All you need to know about crowns, implants and veneers
All you need to know about cosmetic dentistry…
Veneers (Porcelain and Composite)
A veneer is like a false fingernail, it is used to cover the tooth surface in order to mask any defects in colour, shape or size. They are not recommended as an alternative to orthodontic treatment because they only serve to mask problems and are considered to be invasive. The longevity of a veneer is around 10 years and you would need to replace them due to deterioration of the material. To place a veneer on a tooth the dentist might have to drill the tooth surface to reduce its overall thickness, however this is not necessary in every case. Special care is taken to match the colour and translucency of your other teeth for the most natural result.
There are two main types of veneers, porcelain and composite. Porcelain veneers are wafer thin pieces of ceramic material that are stuck to the front side of the teeth. Their placement usually involves some amount of tooth reduction.
Composite veneers are made from a resin material that is directly applied in layers to the tooth surface and then hardened with a high intensity light. A common use of a composite veneer is to correct chipping, however persistent tooth chipping may be because of a bad bite, in which case you should have orthodontic treatment.
Consultation and assessment.
Special care is taken so the veneer matches the colour and translucency of your other teeth. Some preparation to the tooth surface may be required.
Your finished smile.
Crowns and Bridges
A crown is also known as a cap, and is used to cover the entire tooth back, front and sides. Crowns are also used to improve the appearance of natural teeth that are broken, damaged or discoloured.
Your dentist will prepare or reduce the tooth on all sides to create a slightly tapered shape and the crown is then glued to this prepared surface.
Bridges are used when one or more teeth are missing or damaged. They are also helpful to balance the bite and prevent movement of adjacent teeth. A bridge is a false tooth or set of teeth, which can be supported by neighbouring teeth. This is achieved by attaching the caps to the teeth on either side of the space, thereby bridging them together. The teeth supporting the bridge might also require some drilling.
Materials used to construct crowns or bridges include porcelain, a metal/ porcelain hybrid or gold. Movement of teeth into correct positions by orthodontic braces is sometimes required for the successful construction of a crown or bridge.
The two adjacent teeth of the gap are prepared, as they will hold the bridge in place.
The ‘wings’ of the bridge are also prepared. A strong composite resin cement is used to bond the wings to the back of the teeth.
The wings of the bridge are not visible from the front.
Dental implants are titanium screws which can be inserted into the jaw bone under local anaesthetic. Before the tooth replacement can be incorporated the jaw bone has to grow onto the dental implant, so that the implant is firmly anchored permanently. The healing process takes from six to twelve weeks, depending on the situation. The four stages involved in the process are:
Consultation and assessment.
The implant is screwed into the jaw bone and allowed time to fully bond with the bone.

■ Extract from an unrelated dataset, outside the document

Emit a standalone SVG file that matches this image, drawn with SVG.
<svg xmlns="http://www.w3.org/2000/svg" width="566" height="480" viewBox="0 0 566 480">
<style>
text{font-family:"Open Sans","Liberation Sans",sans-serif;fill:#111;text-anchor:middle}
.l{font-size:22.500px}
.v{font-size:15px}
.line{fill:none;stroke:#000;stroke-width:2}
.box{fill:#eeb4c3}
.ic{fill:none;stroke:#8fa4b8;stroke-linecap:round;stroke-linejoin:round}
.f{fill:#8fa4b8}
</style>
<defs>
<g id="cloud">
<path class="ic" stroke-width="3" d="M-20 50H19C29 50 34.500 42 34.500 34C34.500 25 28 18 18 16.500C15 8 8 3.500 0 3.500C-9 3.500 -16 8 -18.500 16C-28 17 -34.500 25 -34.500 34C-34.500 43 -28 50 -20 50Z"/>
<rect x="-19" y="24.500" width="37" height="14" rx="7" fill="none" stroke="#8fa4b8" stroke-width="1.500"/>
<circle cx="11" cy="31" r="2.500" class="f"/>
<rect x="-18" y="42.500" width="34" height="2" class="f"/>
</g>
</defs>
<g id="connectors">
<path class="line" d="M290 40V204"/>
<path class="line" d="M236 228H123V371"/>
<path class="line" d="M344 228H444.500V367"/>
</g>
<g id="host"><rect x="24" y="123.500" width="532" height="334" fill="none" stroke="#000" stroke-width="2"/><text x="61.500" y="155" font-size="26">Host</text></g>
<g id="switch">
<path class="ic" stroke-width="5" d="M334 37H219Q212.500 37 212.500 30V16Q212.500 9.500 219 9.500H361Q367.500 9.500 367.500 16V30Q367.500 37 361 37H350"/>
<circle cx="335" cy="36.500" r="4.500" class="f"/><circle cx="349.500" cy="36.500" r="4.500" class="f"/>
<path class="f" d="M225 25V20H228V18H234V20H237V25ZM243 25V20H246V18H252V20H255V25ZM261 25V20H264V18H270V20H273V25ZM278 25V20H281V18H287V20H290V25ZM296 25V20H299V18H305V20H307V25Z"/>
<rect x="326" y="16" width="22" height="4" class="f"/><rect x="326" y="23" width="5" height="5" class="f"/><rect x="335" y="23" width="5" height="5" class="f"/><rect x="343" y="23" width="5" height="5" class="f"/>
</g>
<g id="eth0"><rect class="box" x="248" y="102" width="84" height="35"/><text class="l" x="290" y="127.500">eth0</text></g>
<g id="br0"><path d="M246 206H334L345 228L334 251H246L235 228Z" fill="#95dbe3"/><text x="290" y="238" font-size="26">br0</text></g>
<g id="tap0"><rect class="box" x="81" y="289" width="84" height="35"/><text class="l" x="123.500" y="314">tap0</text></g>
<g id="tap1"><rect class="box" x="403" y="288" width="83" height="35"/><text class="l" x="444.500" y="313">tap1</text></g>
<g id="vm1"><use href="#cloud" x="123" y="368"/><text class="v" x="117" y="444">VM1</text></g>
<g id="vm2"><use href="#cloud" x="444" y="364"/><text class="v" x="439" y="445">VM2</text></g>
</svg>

Once the implant has healed and is secure, the implant peg is inserted to hold the crown.
The new crown is secured onto the implant.
Implants require regular checkups and good oral hygiene, just like normal teeth.
Teeth are attached to the jaw bone by some spring-like tissues called periodontal ligaments. When these ligaments or the bone become damaged by bacteria and inflammatory diseases (periodontitis), the teeth become loose and the gums weaken and drop down (gum recession). The accumulation of plaque and hardened food (calculus) further irritates the supporting structures of the teeth, causing the situation to become worse, eventually resulting in the loss of several teeth. The dentist or periodontist will arrest the progression of the disease and work in conjunction with the orthodontist to stabilise/rearrange the teeth.
Periodontal diseases can cause inflamed, bleeding, sensitive gums. In more severe cases it can lead to gum recession, bone and tooth loss.
Bite adjustment is technically known as ‘occlusal equilibration’. When you bite, speak or put your teeth together, ideally the teeth should not clash, bang or rub against each other because unnatural contacts between teeth can cause accelerated tooth wear, fracture, pain or sensitivity. An analysis of your bite can reveal if these normal contacts exist and adjustments can be made to these contact points, in order to achieve a more harmonious balance.
A limited amount of reshaping of the teeth is sometimes required to improve the overall appearance but it is not advisable to get your teeth filed down as this can lead to irreversible tooth damage.